Starting from the top of the material, restate each line exactly until the line that contains "from matplotlib.lines import Line2D", which is also copied. Pictures are excluded.

* * * * * * *

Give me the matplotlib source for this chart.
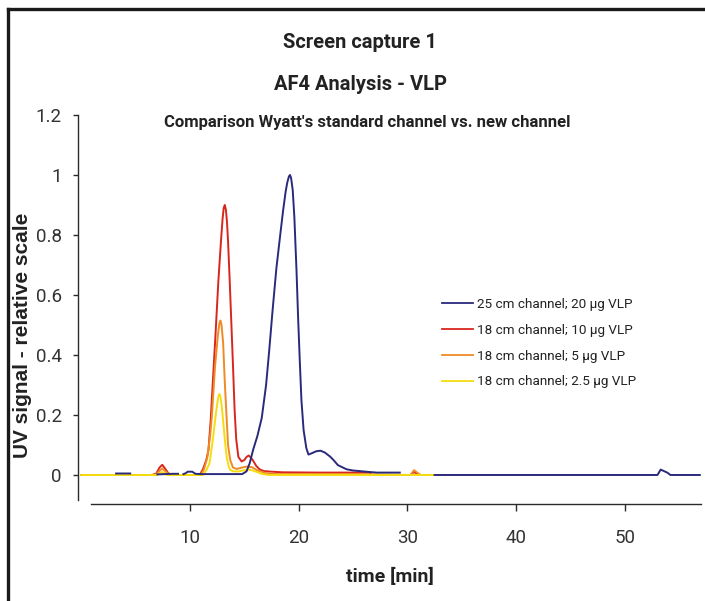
import numpy as np
import matplotlib
matplotlib.use("Agg")
import matplotlib.pyplot as plt
from matplotlib.lines import Line2D

# ---------------- data ----------------
nan = float("nan")
blue_x = [3.2, 4.5, nan, 7.0, 8.4, 8.9, nan, 9.4, 9.6, 9.8, 10.2, 10.5, 11.0, 14.8, 15.2, 15.5, 15.8,
          16.2, 16.6, 17.0, 17.3, 17.6, 17.95, 18.3, 18.56, 18.8, 18.95, 19.1, 19.2, 19.3, 19.45, 19.6, 19.8,
          19.94, 20.1, 20.25, 20.45, 20.7, 20.9, 21.3, 21.6, 22.0, 22.4, 22.9, 23.2, 23.6, 24.0,
          24.4, 25.0, 25.6, 26.5, 27.2, 29.3, nan, 32.5, 53.0, 53.3, 53.6, 53.9, 54.2, 56.9]
blue_y = [0.005, 0.005, nan, 0.002, 0.004, 0.004, nan, 0.003, 0.006, 0.011, 0.011, 0.004, 0.003, 0.003, 0.012, 0.04, 0.083,
          0.13, 0.19, 0.30, 0.42, 0.55, 0.69, 0.80, 0.88, 0.945, 0.975, 0.995, 1.0, 0.99, 0.95, 0.86, 0.68,
          0.53, 0.38, 0.25, 0.15, 0.09, 0.068, 0.074, 0.079, 0.081, 0.075, 0.061, 0.050, 0.033, 0.026,
          0.019, 0.015, 0.013, 0.010, 0.008, 0.008, nan, 0.0, 0.0, 0.018, 0.013, 0.008, 0.0, 0.0]

red_x = [0.0, 6.5, 6.9, 7.2, 7.45, 7.7, 8.0, 8.3, 10.9, 11.2, 11.5, 11.7, 11.9, 12.1, 12.35, 12.6,
         12.85, 13.0, 13.1, 13.2, 13.3, 13.4, 13.5, 13.65, 13.8, 13.95, 14.1, 14.25, 14.45, 14.75, 15.0, 15.2,
         15.4, 15.6, 15.8, 16.1, 16.4, 16.8, 17.5, 18.5, 22.0, 26.5, 26.7, 30.3, 30.6, 30.9, 31.2, 32.0]
red_y = [0.0, 0.0, 0.005, 0.025, 0.034, 0.022, 0.006, 0.0, 0.0, 0.02, 0.05, 0.083, 0.18, 0.31, 0.47, 0.64,
         0.78, 0.855, 0.89, 0.90, 0.885, 0.845, 0.78, 0.65, 0.51, 0.37, 0.22, 0.12, 0.06, 0.045, 0.05, 0.06,
         0.065, 0.058, 0.048, 0.030, 0.019, 0.013, 0.011, 0.009, 0.008, 0.008, 0.0, 0.0, 0.01, 0.004, 0.0, 0.0]

orange_x = [0.0, 6.8, 7.1, 7.45, 7.8, 8.2, 11.0, 11.3, 11.6, 11.85, 12.0, 12.3, 12.55, 12.7, 12.8, 12.9,
            13.05, 13.2, 13.37, 13.5, 13.7, 13.95, 14.3, 14.7, 15.2, 15.7, 16.2, 17.0, 18.0, 25.0,
            30.3, 30.6, 30.9, 31.2, 32.0]
orange_y = [0.0, 0.0, 0.01, 0.022, 0.01, 0.0, 0.0, 0.02, 0.06, 0.13, 0.19, 0.36, 0.46, 0.505, 0.515, 0.50,
            0.44, 0.31, 0.19, 0.10, 0.05, 0.025, 0.02, 0.024, 0.028, 0.026, 0.015, 0.006, 0.003, 0.003,
            0.0, 0.016, 0.008, 0.0, 0.0]

yellow_x = [0.0, 7.0, 7.45, 7.9, 11.2, 11.5, 11.8, 12.1, 12.4, 12.6, 12.7, 12.8, 12.95, 13.1, 13.25, 13.4, 13.55,
            13.7, 14.0, 14.5, 15.0, 15.5, 16.0, 16.6, 17.2, 32.8]
yellow_y = [0.0, 0.0, 0.01, 0.0, 0.0, 0.015, 0.04, 0.117, 0.21, 0.26, 0.27, 0.262, 0.22, 0.16, 0.10, 0.055, 0.03,
            0.017, 0.012, 0.012, 0.016, 0.018, 0.012, 0.004, 0.0, 0.0]

series_labels = ["25 cm channel; 20 µg VLP", "18 cm channel; 10 µg VLP",
                 "18 cm channel; 5 µg VLP", "18 cm channel; 2.5 µg VLP"]
y_ticks = [0, 0.2, 0.4, 0.6, 0.8, 1.0, 1.2]
y_ticklabels = ["0", "0.2", "0.4", "0.6", "0.8", "1", "1.2"]
x_ticks = [10, 20, 30, 40, 50]
x_ticklabels = ["10", "20", "30", "40", "50"]

# ---------------- style ----------------
NARROW = ["Roboto", "DejaVu Sans"]
SANS = ["Liberation Sans", "DejaVu Sans"]
c_blue = "#2a2a7c"
c_red = "#d8261c"
c_orange = "#f08a24"
c_yellow = "#f5dc10"
axc = "#2a2a2a"

W, H = 705, 601
fig = plt.figure(figsize=(W / 100, H / 100), dpi=100)

ax_left, ax_right, ax_top, ax_bottom = 77.7, 702.0, 115.0, 504.0
ax = fig.add_axes([ax_left / W, 1 - ax_bottom / H, (ax_right - ax_left) / W, (ax_bottom - ax_top) / H])

lw = 1.4
ax.plot(red_x, red_y, color=c_red, lw=lw, zorder=3)
ax.plot(orange_x, orange_y, color=c_orange, lw=lw, zorder=4)
ax.plot(yellow_x, yellow_y, color=c_yellow, lw=lw, zorder=5)
ax.plot(blue_x, blue_y, color=c_blue, lw=lw, zorder=6)

ax.set_xlim(-0.33, 57.1)
ax.set_ylim(-0.0967, 1.2)

for s in ["top", "right"]:
    ax.spines[s].set_visible(False)
ax.spines["left"].set_bounds(-0.083, 1.2)
ax.spines["bottom"].set_bounds(0.9, 57.0)
for s in ["left", "bottom"]:
    ax.spines[s].set_color(axc)
    ax.spines[s].set_linewidth(1.0)

ax.set_yticks(y_ticks)
ax.set_yticklabels(y_ticklabels)
ax.set_xticks(x_ticks)
ax.set_xticklabels(x_ticklabels)
ax.tick_params(axis="y", direction="out", length=3.5, width=1.0, color=axc, pad=8,
               labelsize=13.5, labelcolor="#333333")
ax.tick_params(axis="x", direction="out", length=5, width=1.0, color=axc, pad=13,
               labelsize=13.5, labelcolor="#333333")
for lab in ax.get_xticklabels() + ax.get_yticklabels():
    lab.set_family(NARROW)

# legend
handles = [Line2D([], [], color=c, lw=1.3) for c in [c_blue, c_red, c_orange, c_yellow]]
leg = ax.legend(handles, series_labels, loc="upper left",
                bbox_to_anchor=(442 / W, 1 - 298 / H), bbox_transform=fig.transFigure,
                frameon=False, borderpad=0, borderaxespad=0, handlelength=2.3,
                handletextpad=0.3, labelspacing=0.95,
                prop={"family": NARROW, "size": 9.7})
for t in leg.get_texts():
    t.set_color("#222222")

# titles and axis labels
fig.text(360 / W, 1 - 42 / H, "Screen capture 1", ha="center", va="center",
         family=NARROW, fontsize=14.5, fontweight="bold", color="#222222")
fig.text(360 / W, 1 - 85 / H, "AF4 Analysis - VLP", ha="center", va="center",
         family=NARROW, fontsize=14.5, fontweight="bold", color="#222222")
fig.text(367 / W, 1 - 123 / H, "Comparison Wyatt's standard channel vs. new channel", ha="center",
         va="center", family=NARROW, fontsize=12, fontweight="bold", color="#222222")
fig.text(23 / W, 1 - 335 / H, "UV signal - relative scale", ha="center", va="center", rotation=90,
         family=SANS, fontsize=15, fontweight="bold", color="#222222")
fig.text(390 / W, 1 - 577 / H, "time [min]", ha="center", va="center",
         family=NARROW, fontsize=14, fontweight="bold", color="#222222")

# outer frame (top and left edges)
fig.add_artist(Line2D([8 / W, 1.0], [1 - 9 / H, 1 - 9 / H], transform=fig.transFigure,
                      color="#1a1a1a", lw=2.4))
fig.add_artist(Line2D([8 / W, 8 / W], [0.0, 1 - 9 / H], transform=fig.transFigure,
                      color="#1a1a1a", lw=2.4))

fig.savefig("out.png", dpi=100)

* * * * * * *

COMPLETED TASK:
Give me the matplotlib source for this chart.
import numpy as np
import matplotlib
matplotlib.use("Agg")
import matplotlib.pyplot as plt
from matplotlib.lines import Line2D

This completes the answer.